Solved while I upgraded to latest version of Keras(2.1.4)

Thank you @q-ycong-p! The solution works perfectly for TF version 2.9 and python version 3.9.1.

Just use : model.save('file') instead of model.save('file.h5')

One solution is to use Tensorflow Native format for saving. i.e

model.save('filename') # instead of model.save('filename.h5')

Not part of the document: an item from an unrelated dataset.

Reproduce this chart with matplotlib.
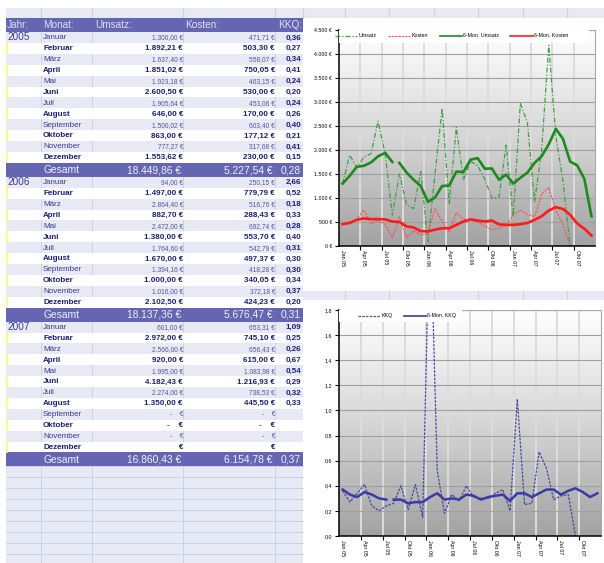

and now when you will load the model you can do it with custom objects even

loaded_1 = keras.models.load_model(
    "filename", custom_objects={"CustomModel": CustomModel} # can be custom layer or anything
)

https://www.tensorflow.org/guide/keras/save_and_serialize

Thank you @ahmadmustafaanis. For my case, model was instantiated, trained and saved with Python3.6, and the .h5 failed to load_model on Python3.8. With ahmadmustafaanis’s suggestion, I was able to workaround the this error without re-instantiating the architecture with original codes:

# in Python3.6
keras_model = tf.keras.models.load_model("old.h5") # succeeds, because we're using python3.6
keras_model.save("saved_model_path")

# in Python3.8
keras_model = tf.keras.models.load_model("old.h5") # fails with bad marshal error
keras_model = tf.keras.models.load_model("saved_model_path") # succeeds loading SavedModel format

Based on the insightful discussions above, I’d imagine serialization/deserialization of SavedModel format is different from that of HDF5 format - the former might not run into marshal module’s backward-compatibility issue? Just sharing my observation. Please someone correct me if I’m wrong.

Train with python2.7.4 + tensorflow 1.2.0(maybe) + keras(unknown). Reload with python3.6 tf 1.8 keras 2.1.6. @alexklibisz 's answer sloved my problem. I first try to use “model.to_json” and “model_from_json(json_string)” to rebuild the model architecture, but failed. Then I run the init code again(Model, Dense, Relu etc…) and then “model.load_weights”, works now.